With the focus now firmly set on all things Non-Court Dispute Resolution, it’s not surprising that the Family Court has recently confirmed the importance of maximising the dispute resolution options already built into the formal court process.
Providing that there are exceptional reasons to do so, it is possible to invite a judge to dispense with a financial dispute resolution hearing (known as an FDR). The purpose of this hearing is for the parties to hear an independent evaluation of the likely outcome of their case and the risks (not to mention cost) of continued litigation. This evaluation will often result in a settlement being agreed either at the FDR hearing or shortly afterwards.
In the recent case of GH v GH, Mr Justice Peel made it clear that factual disputes will not constitute an exceptional reason. He added that judges dealing with FDR’s are well able to deal with factual issues by expressing a view about their relevance and how they would be dealt with on the evidence available. In addition, that the FDR judge will also be able to provide an evaluation notwithstanding that one party’s position is not fully crystallised.

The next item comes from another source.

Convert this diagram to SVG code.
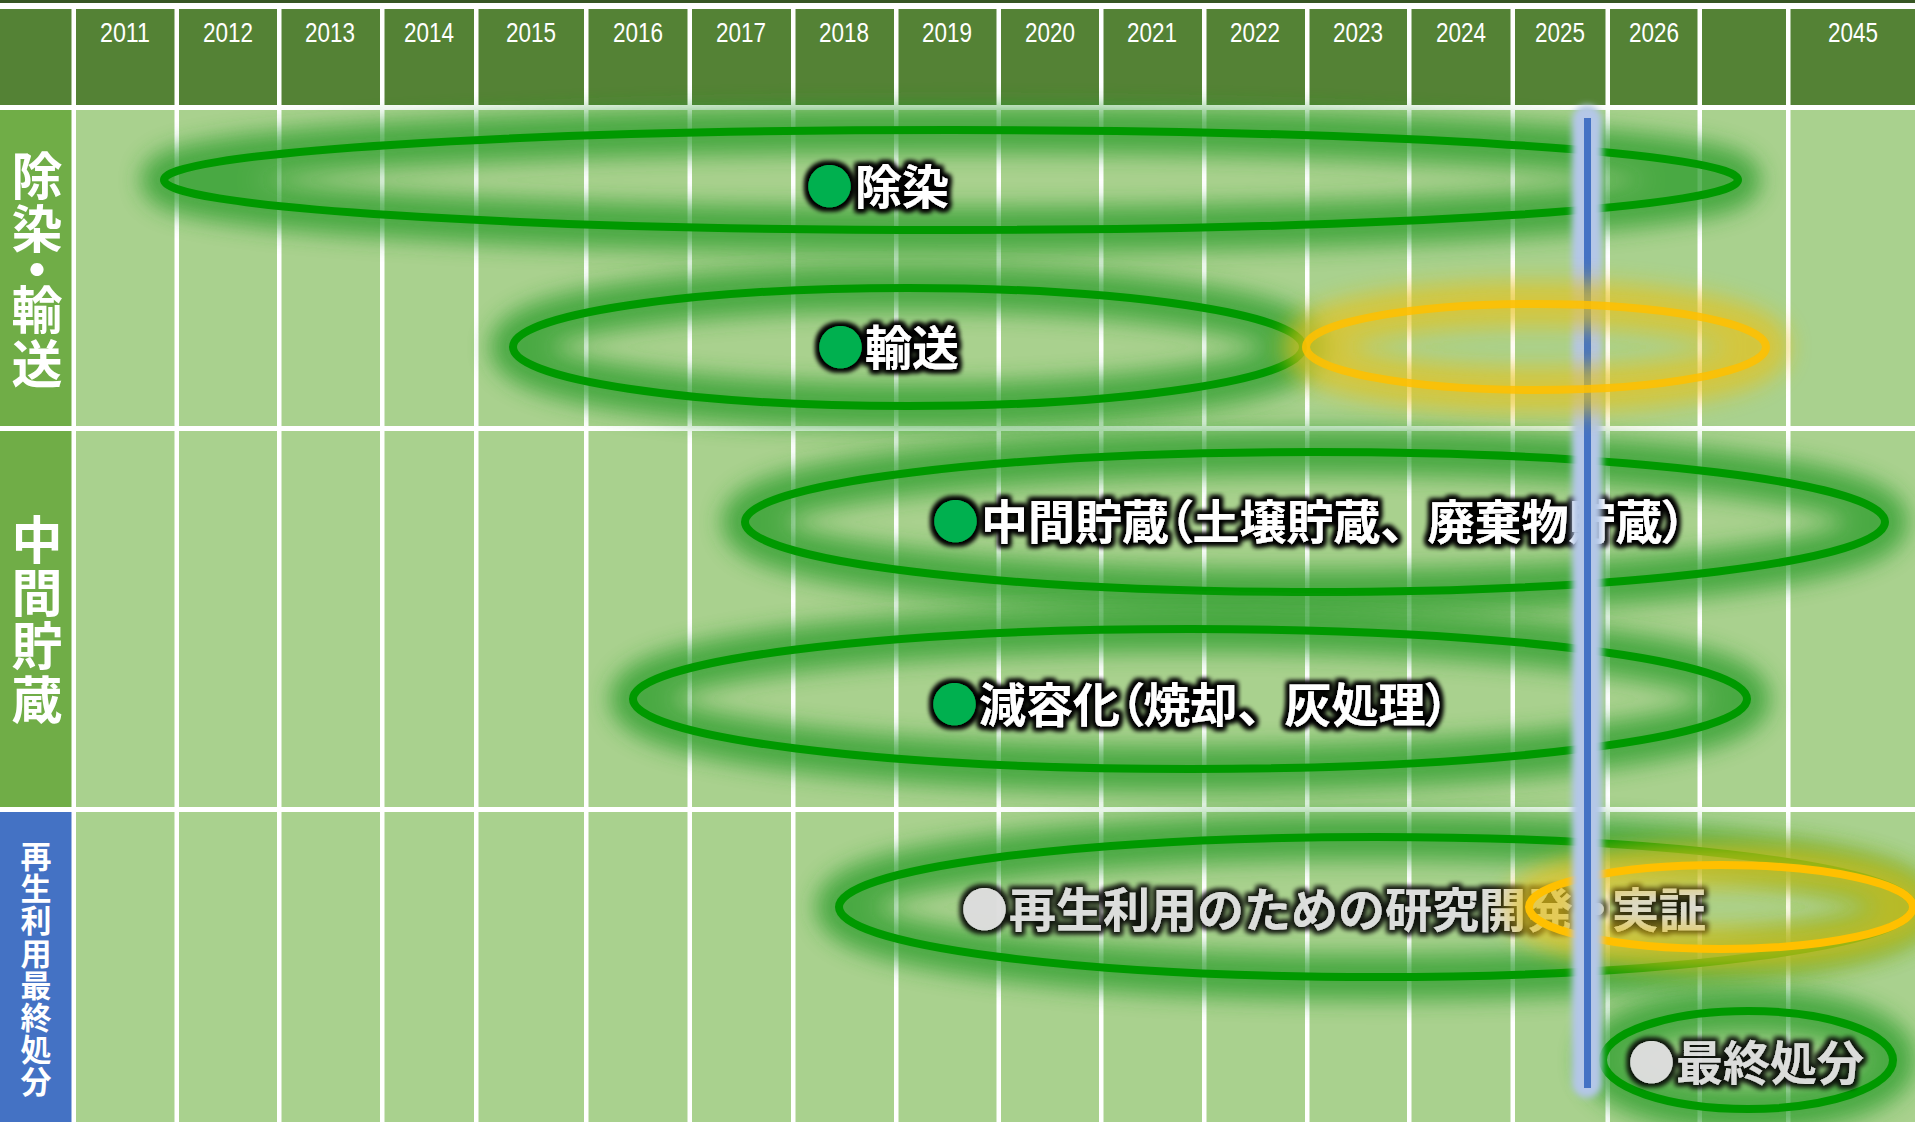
<svg xmlns="http://www.w3.org/2000/svg" width="1915" height="1122" viewBox="0 0 1915 1122">
<defs>
<style>
.hdr{fill:#548235}
.body{fill:#a9d18e}
.sideG{fill:#70ad47}
.sideB{fill:#4472c4}
.wl{fill:#fff}
.yr{font-family:"Liberation Sans",Arial,sans-serif;font-size:28px;fill:#fff;text-anchor:middle}
.side{font-family:"Noto Sans CJK JP",sans-serif;font-weight:700;fill:#fff;writing-mode:vertical-rl;font-feature-settings:"vpal"}
.s1{font-size:51px;letter-spacing:2.3px}
.s3{font-size:31px;letter-spacing:1.1px}
.eg{fill:none;stroke:#2a9c2a;stroke-width:46;opacity:.75;filter:url(#blur)}
.el{fill:none;stroke:#009900;stroke-width:8}
.og{fill:none;stroke:#e6c21a;stroke-width:46;opacity:.7;filter:url(#blur)}
.ol{fill:none;stroke:#ffc000;stroke-width:8}
.lbl{font-family:"Noto Sans CJK JP",sans-serif;font-weight:700;font-size:47px;fill:#fff;filter:url(#halo)}
.dim{fill:#fff;fill-opacity:.7}
.dotG{fill:#00b050}
.palt{font-feature-settings:"palt"}
</style>
<filter id="blur" filterUnits="userSpaceOnUse" x="-200" y="-200" width="2400" height="1600"><feGaussianBlur stdDeviation="11"/></filter>
<filter id="soft" filterUnits="userSpaceOnUse" x="1500" y="50" width="200" height="1100"><feGaussianBlur stdDeviation="3"/></filter>
<filter id="halo" x="-5%" y="-30%" width="110%" height="160%">
<feMorphology in="SourceAlpha" operator="dilate" radius="3" result="d"/>
<feGaussianBlur in="d" stdDeviation="2.5" result="b"/>
<feFlood flood-color="#000"/>
<feComposite in2="b" operator="in" result="s"/>
<feMerge><feMergeNode in="s"/><feMergeNode in="s"/><feMergeNode in="SourceGraphic"/></feMerge>
</filter>
</defs>

<g id="grid">
<rect x="0" y="0" width="1915" height="1122" fill="#fff"/>
<rect x="0" y="0" width="1915" height="3" fill="#375623"/>
<rect class="hdr" x="0" y="9" width="1915" height="96"/>
<rect class="body" x="0" y="110" width="1915" height="1012"/>
<rect class="sideG" x="0" y="110" width="72" height="316"/>
<rect class="sideG" x="0" y="431" width="72" height="376"/>
<rect class="sideB" x="0" y="812" width="72" height="310"/>
<rect class="wl" x="0" y="105" width="1915" height="5"/>
<rect class="wl" x="0" y="426" width="1915" height="5"/>
<rect class="wl" x="0" y="807" width="1915" height="5"/>
<rect class="wl" x="71.5" y="9" width="4.5" height="1113"/>
<rect class="wl" x="174.5" y="9" width="4.5" height="1113"/>
<rect class="wl" x="277" y="9" width="4.5" height="1113"/>
<rect class="wl" x="380" y="9" width="4.5" height="1113"/>
<rect class="wl" x="474" y="9" width="4.5" height="1113"/>
<rect class="wl" x="584" y="9" width="4.5" height="1113"/>
<rect class="wl" x="687.5" y="9" width="4.5" height="1113"/>
<rect class="wl" x="791" y="9" width="4.5" height="1113"/>
<rect class="wl" x="894" y="9" width="4.5" height="1113"/>
<rect class="wl" x="996.5" y="9" width="4.5" height="1113"/>
<rect class="wl" x="1099" y="9" width="4.5" height="1113"/>
<rect class="wl" x="1202" y="9" width="4.5" height="1113"/>
<rect class="wl" x="1305" y="9" width="4.5" height="1113"/>
<rect class="wl" x="1407" y="9" width="4.5" height="1113"/>
<rect class="wl" x="1510.5" y="9" width="4.5" height="1113"/>
<rect class="wl" x="1605.5" y="9" width="4.5" height="1113"/>
<rect class="wl" x="1697.5" y="9" width="4.5" height="1113"/>
<rect class="wl" x="1786" y="9" width="4.5" height="1113"/>
</g>

<g id="years">
<text class="yr" x="125" y="42" textLength="50" lengthAdjust="spacingAndGlyphs">2011</text>
<text class="yr" x="228" y="42" textLength="50" lengthAdjust="spacingAndGlyphs">2012</text>
<text class="yr" x="330" y="42" textLength="50" lengthAdjust="spacingAndGlyphs">2013</text>
<text class="yr" x="429" y="42" textLength="50" lengthAdjust="spacingAndGlyphs">2014</text>
<text class="yr" x="531" y="42" textLength="50" lengthAdjust="spacingAndGlyphs">2015</text>
<text class="yr" x="638" y="42" textLength="50" lengthAdjust="spacingAndGlyphs">2016</text>
<text class="yr" x="741" y="42" textLength="50" lengthAdjust="spacingAndGlyphs">2017</text>
<text class="yr" x="844" y="42" textLength="50" lengthAdjust="spacingAndGlyphs">2018</text>
<text class="yr" x="947" y="42" textLength="50" lengthAdjust="spacingAndGlyphs">2019</text>
<text class="yr" x="1050" y="42" textLength="50" lengthAdjust="spacingAndGlyphs">2020</text>
<text class="yr" x="1152" y="42" textLength="50" lengthAdjust="spacingAndGlyphs">2021</text>
<text class="yr" x="1255" y="42" textLength="50" lengthAdjust="spacingAndGlyphs">2022</text>
<text class="yr" x="1358" y="42" textLength="50" lengthAdjust="spacingAndGlyphs">2023</text>
<text class="yr" x="1461" y="42" textLength="50" lengthAdjust="spacingAndGlyphs">2024</text>
<text class="yr" x="1560" y="42" textLength="50" lengthAdjust="spacingAndGlyphs">2025</text>
<text class="yr" x="1654" y="42" textLength="50" lengthAdjust="spacingAndGlyphs">2026</text>
<text class="yr" x="1853" y="42" textLength="50" lengthAdjust="spacingAndGlyphs">2045</text>
</g>

<g id="row-labels">
<text id="label-decon" class="side s1" x="37" y="150">除染・輸送</text>
<text id="label-storage" class="side s1" x="37" y="514">中間貯蔵</text>
<text id="label-reuse" class="side s3" x="36" y="841">再生利用最終処分</text>
</g>

<g id="node-decon">
<ellipse class="eg" cx="951" cy="180" rx="787" ry="50"/>
<ellipse class="el" cx="951" cy="180" rx="787" ry="50"/>
<text class="lbl" y="204"><tspan class="dotG" x="806">●</tspan><tspan x="855">除染</tspan></text>
</g>

<g id="node-transport">
<ellipse class="eg" cx="908" cy="347" rx="395" ry="59"/>
<ellipse class="el" cx="908" cy="347" rx="395" ry="59"/>
<text class="lbl" y="365"><tspan class="dotG" x="817">●</tspan><tspan x="865">輸送</tspan></text>
</g>

<g id="node-storage">
<ellipse class="eg" cx="1315" cy="522" rx="570" ry="70"/>
<ellipse class="el" cx="1315" cy="522" rx="570" ry="70"/>
<text class="lbl" y="539"><tspan class="dotG" x="932">●</tspan><tspan x="981">中間貯蔵</tspan><tspan class="palt">（</tspan><tspan>土壌貯蔵、廃棄物貯蔵</tspan><tspan class="palt">）</tspan></text>
</g>

<g id="node-volume">
<ellipse class="eg" cx="1190" cy="699" rx="557" ry="70"/>
<ellipse class="el" cx="1190" cy="699" rx="557" ry="70"/>
<text class="lbl" y="722"><tspan class="dotG" x="931">●</tspan><tspan x="979">減容化</tspan><tspan class="palt">（</tspan><tspan>焼却、灰処理</tspan><tspan class="palt">）</tspan></text>
</g>

<g id="node-research">
<ellipse class="eg" cx="1376" cy="907" rx="537" ry="70"/>
<ellipse class="el" cx="1376" cy="907" rx="537" ry="70"/>
<text class="lbl dim" y="927"><tspan x="961">●</tspan><tspan x="1009">再生利用のための研究開発</tspan><tspan class="palt" x="1586">・</tspan><tspan x="1612">実証</tspan></text>
</g>

<g id="node-final">
<ellipse class="eg" cx="1748" cy="1060" rx="145" ry="49"/>
<ellipse class="el" cx="1748" cy="1060" rx="145" ry="49"/>
<text class="lbl dim" y="1080"><tspan x="1628">●</tspan><tspan x="1676">最終処分</tspan></text>
</g>

<g id="node-demo-orange">
<ellipse class="og" cx="1721" cy="907" rx="192" ry="42"/>
<ellipse class="ol" cx="1721" cy="907" rx="192" ry="42"/>
</g>

<g id="today-line">
<rect x="1572" y="105" width="30" height="993" rx="15" fill="#b4c7e7" filter="url(#soft)"/>
<rect x="1584" y="118" width="7" height="970" fill="#4472c4"/>
</g>

<g id="node-transport-orange">
<ellipse class="og" cx="1536" cy="347" rx="230" ry="43"/>
<ellipse class="ol" cx="1536" cy="347" rx="230" ry="43" opacity=".85"/>
</g>
</svg>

In this particular case it appeared that neither party had made any attempt at Non-Court Dispute Resolution, which made the need for a FDR all the more pressing.
Dispute resolution is an integral part of the court process. FDR hearings are useful and certainly not something to be discouraged, even if there are missing puzzle pieces. Forgoing the very hearing that is designed to facilitate settlement should be a rarity. Mr Justice Peel overturned the first instance judge’s decision to dispense with the FDR hearing, saying “Anecdotally, it facilitates settlement in a significant number of cases. It is not only relatively straightforward cases which are susceptible to settlement at FDR. So, too, are complex cases. In my personal experience, even the most intractable case can yield to settlement at the FDR”.